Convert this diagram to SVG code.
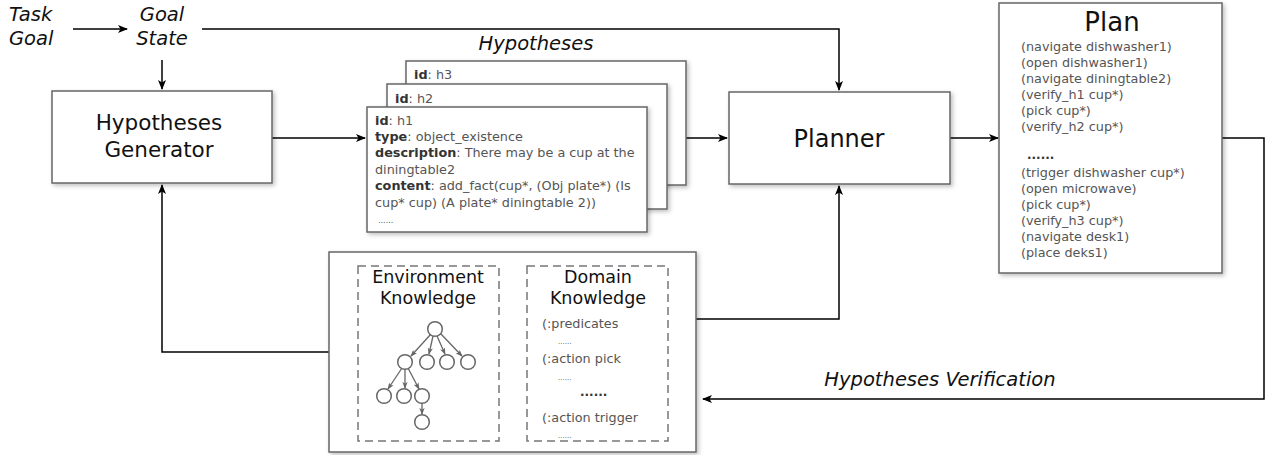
<svg xmlns="http://www.w3.org/2000/svg" width="1268" height="455" viewBox="0 0 1268 455">
<style>
text{font-family:"DejaVu Sans","Noto Sans",sans-serif;fill:#111}
.box{fill:#fff;stroke:#666;stroke-width:1.5;filter:url(#sh)}
.dash{fill:none;stroke:#777;stroke-width:1.5;stroke-dasharray:8,5}
.conn{fill:none;stroke:#000;stroke-width:1.5}
.it{font-style:italic;font-size:19.5px}
.big{font-size:21.5px;text-anchor:middle}
.mid{font-size:17.5px;text-anchor:middle}
.sm{font-size:12.8px;fill:#555}
.bold{font-weight:bold;fill:#333}
.tree circle{fill:#fff;stroke:#666;stroke-width:1.5}
.tree line{stroke:#666;stroke-width:1.3}
</style>
<defs>
<filter id="sh" x="-10%" y="-10%" width="130%" height="130%">
<feDropShadow dx="2" dy="2" stdDeviation="2" flood-color="#000" flood-opacity="0.25"/>
</filter>
<marker id="ar" viewBox="0 0 10 8" refX="9" refY="4" markerWidth="10" markerHeight="8" markerUnits="userSpaceOnUse" orient="auto">
<path d="M0,0 L10,4 L0,8 L2.5,4 z" fill="#000"/>
</marker>
<marker id="ag" viewBox="0 0 8 6" refX="7" refY="3" markerWidth="7" markerHeight="6" markerUnits="userSpaceOnUse" orient="auto">
<path d="M0,0 L8,3 L0,6 L2,3 z" fill="#666"/>
</marker>
</defs>

<g id="connectors">
<path class="conn" d="M73,29 H127" marker-end="url(#ar)"/>
<path class="conn" d="M162,60 V89" marker-end="url(#ar)"/>
<path class="conn" d="M202,29 H839 V90" marker-end="url(#ar)"/>
<path class="conn" d="M272,138 H365" marker-end="url(#ar)"/>
<path class="conn" d="M686,138 H727" marker-end="url(#ar)"/>
<path class="conn" d="M950,138 H998" marker-end="url(#ar)"/>
<path class="conn" d="M1222,138 H1264 V399 H703" marker-end="url(#ar)"/>
<path class="conn" d="M696,319 H839 V186" marker-end="url(#ar)"/>
<path class="conn" d="M329,352 H162 V185" marker-end="url(#ar)"/>
</g>

<g id="labels">
<text class="it" x="9" y="21">Task</text>
<text class="it" x="9" y="45">Goal</text>
<text class="it" x="162" y="21" text-anchor="middle">Goal</text>
<text class="it" x="162" y="45" text-anchor="middle">State</text>
<text class="it" x="536" y="50" text-anchor="middle">Hypotheses</text>
<text class="it" x="940" y="386" text-anchor="middle">Hypotheses Verification</text>
</g>

<g id="generator">
<rect class="box" x="52" y="91" width="220" height="92"/>
<text class="big" x="159" y="130">Hypotheses</text>
<text class="big" x="159" y="157">Generator</text>
</g>

<g id="h3">
<rect class="box" x="406" y="61" width="280" height="124"/>
<text class="sm" x="414" y="79"><tspan class="bold">id</tspan>: h3</text>
</g>
<g id="h2">
<rect class="box" x="387" y="84" width="280" height="125"/>
<text class="sm" x="395" y="103"><tspan class="bold">id</tspan>: h2</text>
</g>
<g id="h1">
<rect class="box" x="367" y="107" width="280" height="125"/>
<text class="sm" x="375" y="125"><tspan class="bold">id</tspan>: h1</text>
<text class="sm" x="375" y="141"><tspan class="bold">type</tspan>: object_existence</text>
<text class="sm" x="375" y="157"><tspan class="bold">description</tspan>: There may be a cup at the</text>
<text class="sm" x="375" y="174">diningtable2</text>
<text class="sm" x="375" y="190"><tspan class="bold">content</tspan>: add_fact(cup*, (Obj plate*) (Is</text>
<text class="sm" x="375" y="207">cup* cup) (A plate* diningtable 2))</text>
<text class="sm" x="378" y="223" style="font-size:8px">......</text>
</g>

<g id="planner">
<rect class="box" x="729" y="92" width="221" height="92"/>
<text class="big" x="839" y="147" style="font-size:24px">Planner</text>
</g>

<g id="plan">
<rect class="box" x="999" y="3" width="223" height="270"/>
<text x="1112" y="31" style="font-size:26px;text-anchor:middle">Plan</text>
<text class="sm" x="1021" y="51">(navigate dishwasher1)</text>
<text class="sm" x="1021" y="67">(open dishwasher1)</text>
<text class="sm" x="1021" y="83">(navigate diningtable2)</text>
<text class="sm" x="1021" y="99">(verify_h1 cup*)</text>
<text class="sm" x="1021" y="115">(pick cup*)</text>
<text class="sm" x="1021" y="131">(verify_h2 cup*)</text>
<text class="bold" x="1027" y="159" style="font-size:12px">......</text>
<text class="sm" x="1021" y="177">(trigger dishwasher cup*)</text>
<text class="sm" x="1021" y="193">(open microwave)</text>
<text class="sm" x="1021" y="209">(pick cup*)</text>
<text class="sm" x="1021" y="225">(verify_h3 cup*)</text>
<text class="sm" x="1021" y="241">(navigate desk1)</text>
<text class="sm" x="1021" y="257">(place deks1)</text>
</g>

<g id="knowledge">
<rect class="box" x="329" y="252" width="367" height="200"/>
<rect class="dash" x="358" y="266" width="141" height="175"/>
<rect class="dash" x="527" y="266" width="141" height="175"/>
<text class="mid" x="428" y="283">Environment</text>
<text class="mid" x="428" y="304">Knowledge</text>
<text class="mid" x="598" y="283">Domain</text>
<text class="mid" x="598" y="304">Knowledge</text>
<text class="sm" x="542" y="328">(:predicates</text>
<text class="sm" x="558" y="344" style="font-size:7px">......</text>
<text class="sm" x="542" y="363">(:action pick</text>
<text class="sm" x="558" y="380" style="font-size:7px">......</text>
<text class="bold" x="580" y="396" style="font-size:12px">......</text>
<text class="sm" x="542" y="422">(:action trigger</text>
<text class="sm" x="558" y="438" style="font-size:7px">......</text>
<g class="tree">
<line x1="431" y1="334" x2="411" y2="356" marker-end="url(#ag)"/>
<line x1="433" y1="336" x2="429" y2="354" marker-end="url(#ag)"/>
<line x1="437" y1="336" x2="445" y2="354" marker-end="url(#ag)"/>
<line x1="440" y1="333" x2="462" y2="356" marker-end="url(#ag)"/>
<line x1="402" y1="368" x2="388" y2="389" marker-end="url(#ag)"/>
<line x1="405" y1="369" x2="405" y2="388" marker-end="url(#ag)"/>
<line x1="408" y1="368" x2="419" y2="389" marker-end="url(#ag)"/>
<line x1="422" y1="403" x2="422" y2="414" marker-end="url(#ag)"/>
<circle cx="435" cy="329" r="7.3"/>
<circle cx="405" cy="362" r="7.3"/>
<circle cx="427" cy="362" r="7.3"/>
<circle cx="447" cy="362" r="7.3"/>
<circle cx="468" cy="362" r="7.3"/>
<circle cx="384" cy="396" r="7.3"/>
<circle cx="404" cy="396" r="7.3"/>
<circle cx="422" cy="396" r="7.3"/>
<circle cx="422" cy="422" r="7.3"/>
</g>
</g>
</svg>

----

> **What you are asked to do**: Copy the listing in full and without alteration, omitting every picture.

> **Result below**:
Convert this diagram to SVG code.
<svg xmlns="http://www.w3.org/2000/svg" width="1268" height="455" viewBox="0 0 1268 455">
<style>
text{font-family:"DejaVu Sans","Noto Sans",sans-serif;fill:#111}
.box{fill:#fff;stroke:#666;stroke-width:1.5;filter:url(#sh)}
.dash{fill:none;stroke:#777;stroke-width:1.5;stroke-dasharray:8,5}
.conn{fill:none;stroke:#000;stroke-width:1.5}
.it{font-style:italic;font-size:19.5px}
.big{font-size:21.5px;text-anchor:middle}
.mid{font-size:17.5px;text-anchor:middle}
.sm{font-size:12.8px;fill:#555}
.bold{font-weight:bold;fill:#333}
.tree circle{fill:#fff;stroke:#666;stroke-width:1.5}
.tree line{stroke:#666;stroke-width:1.3}
</style>
<defs>
<filter id="sh" x="-10%" y="-10%" width="130%" height="130%">
<feDropShadow dx="2" dy="2" stdDeviation="2" flood-color="#000" flood-opacity="0.25"/>
</filter>
<marker id="ar" viewBox="0 0 10 8" refX="9" refY="4" markerWidth="10" markerHeight="8" markerUnits="userSpaceOnUse" orient="auto">
<path d="M0,0 L10,4 L0,8 L2.5,4 z" fill="#000"/>
</marker>
<marker id="ag" viewBox="0 0 8 6" refX="7" refY="3" markerWidth="7" markerHeight="6" markerUnits="userSpaceOnUse" orient="auto">
<path d="M0,0 L8,3 L0,6 L2,3 z" fill="#666"/>
</marker>
</defs>

<g id="connectors">
<path class="conn" d="M73,29 H127" marker-end="url(#ar)"/>
<path class="conn" d="M162,60 V89" marker-end="url(#ar)"/>
<path class="conn" d="M202,29 H839 V90" marker-end="url(#ar)"/>
<path class="conn" d="M272,138 H365" marker-end="url(#ar)"/>
<path class="conn" d="M686,138 H727" marker-end="url(#ar)"/>
<path class="conn" d="M950,138 H998" marker-end="url(#ar)"/>
<path class="conn" d="M1222,138 H1264 V399 H703" marker-end="url(#ar)"/>
<path class="conn" d="M696,319 H839 V186" marker-end="url(#ar)"/>
<path class="conn" d="M329,352 H162 V185" marker-end="url(#ar)"/>
</g>

<g id="labels">
<text class="it" x="9" y="21">Task</text>
<text class="it" x="9" y="45">Goal</text>
<text class="it" x="162" y="21" text-anchor="middle">Goal</text>
<text class="it" x="162" y="45" text-anchor="middle">State</text>
<text class="it" x="536" y="50" text-anchor="middle">Hypotheses</text>
<text class="it" x="940" y="386" text-anchor="middle">Hypotheses Verification</text>
</g>

<g id="generator">
<rect class="box" x="52" y="91" width="220" height="92"/>
<text class="big" x="159" y="130">Hypotheses</text>
<text class="big" x="159" y="157">Generator</text>
</g>

<g id="h3">
<rect class="box" x="406" y="61" width="280" height="124"/>
<text class="sm" x="414" y="79"><tspan class="bold">id</tspan>: h3</text>
</g>
<g id="h2">
<rect class="box" x="387" y="84" width="280" height="125"/>
<text class="sm" x="395" y="103"><tspan class="bold">id</tspan>: h2</text>
</g>
<g id="h1">
<rect class="box" x="367" y="107" width="280" height="125"/>
<text class="sm" x="375" y="125"><tspan class="bold">id</tspan>: h1</text>
<text class="sm" x="375" y="141"><tspan class="bold">type</tspan>: object_existence</text>
<text class="sm" x="375" y="157"><tspan class="bold">description</tspan>: There may be a cup at the</text>
<text class="sm" x="375" y="174">diningtable2</text>
<text class="sm" x="375" y="190"><tspan class="bold">content</tspan>: add_fact(cup*, (Obj plate*) (Is</text>
<text class="sm" x="375" y="207">cup* cup) (A plate* diningtable 2))</text>
<text class="sm" x="378" y="223" style="font-size:8px">......</text>
</g>

<g id="planner">
<rect class="box" x="729" y="92" width="221" height="92"/>
<text class="big" x="839" y="147" style="font-size:24px">Planner</text>
</g>

<g id="plan">
<rect class="box" x="999" y="3" width="223" height="270"/>
<text x="1112" y="31" style="font-size:26px;text-anchor:middle">Plan</text>
<text class="sm" x="1021" y="51">(navigate dishwasher1)</text>
<text class="sm" x="1021" y="67">(open dishwasher1)</text>
<text class="sm" x="1021" y="83">(navigate diningtable2)</text>
<text class="sm" x="1021" y="99">(verify_h1 cup*)</text>
<text class="sm" x="1021" y="115">(pick cup*)</text>
<text class="sm" x="1021" y="131">(verify_h2 cup*)</text>
<text class="bold" x="1027" y="159" style="font-size:12px">......</text>
<text class="sm" x="1021" y="177">(trigger dishwasher cup*)</text>
<text class="sm" x="1021" y="193">(open microwave)</text>
<text class="sm" x="1021" y="209">(pick cup*)</text>
<text class="sm" x="1021" y="225">(verify_h3 cup*)</text>
<text class="sm" x="1021" y="241">(navigate desk1)</text>
<text class="sm" x="1021" y="257">(place deks1)</text>
</g>

<g id="knowledge">
<rect class="box" x="329" y="252" width="367" height="200"/>
<rect class="dash" x="358" y="266" width="141" height="175"/>
<rect class="dash" x="527" y="266" width="141" height="175"/>
<text class="mid" x="428" y="283">Environment</text>
<text class="mid" x="428" y="304">Knowledge</text>
<text class="mid" x="598" y="283">Domain</text>
<text class="mid" x="598" y="304">Knowledge</text>
<text class="sm" x="542" y="328">(:predicates</text>
<text class="sm" x="558" y="344" style="font-size:7px">......</text>
<text class="sm" x="542" y="363">(:action pick</text>
<text class="sm" x="558" y="380" style="font-size:7px">......</text>
<text class="bold" x="580" y="396" style="font-size:12px">......</text>
<text class="sm" x="542" y="422">(:action trigger</text>
<text class="sm" x="558" y="438" style="font-size:7px">......</text>
<g class="tree">
<line x1="431" y1="334" x2="411" y2="356" marker-end="url(#ag)"/>
<line x1="433" y1="336" x2="429" y2="354" marker-end="url(#ag)"/>
<line x1="437" y1="336" x2="445" y2="354" marker-end="url(#ag)"/>
<line x1="440" y1="333" x2="462" y2="356" marker-end="url(#ag)"/>
<line x1="402" y1="368" x2="388" y2="389" marker-end="url(#ag)"/>
<line x1="405" y1="369" x2="405" y2="388" marker-end="url(#ag)"/>
<line x1="408" y1="368" x2="419" y2="389" marker-end="url(#ag)"/>
<line x1="422" y1="403" x2="422" y2="414" marker-end="url(#ag)"/>
<circle cx="435" cy="329" r="7.3"/>
<circle cx="405" cy="362" r="7.3"/>
<circle cx="427" cy="362" r="7.3"/>
<circle cx="447" cy="362" r="7.3"/>
<circle cx="468" cy="362" r="7.3"/>
<circle cx="384" cy="396" r="7.3"/>
<circle cx="404" cy="396" r="7.3"/>
<circle cx="422" cy="396" r="7.3"/>
<circle cx="422" cy="422" r="7.3"/>
</g>
</g>
</svg>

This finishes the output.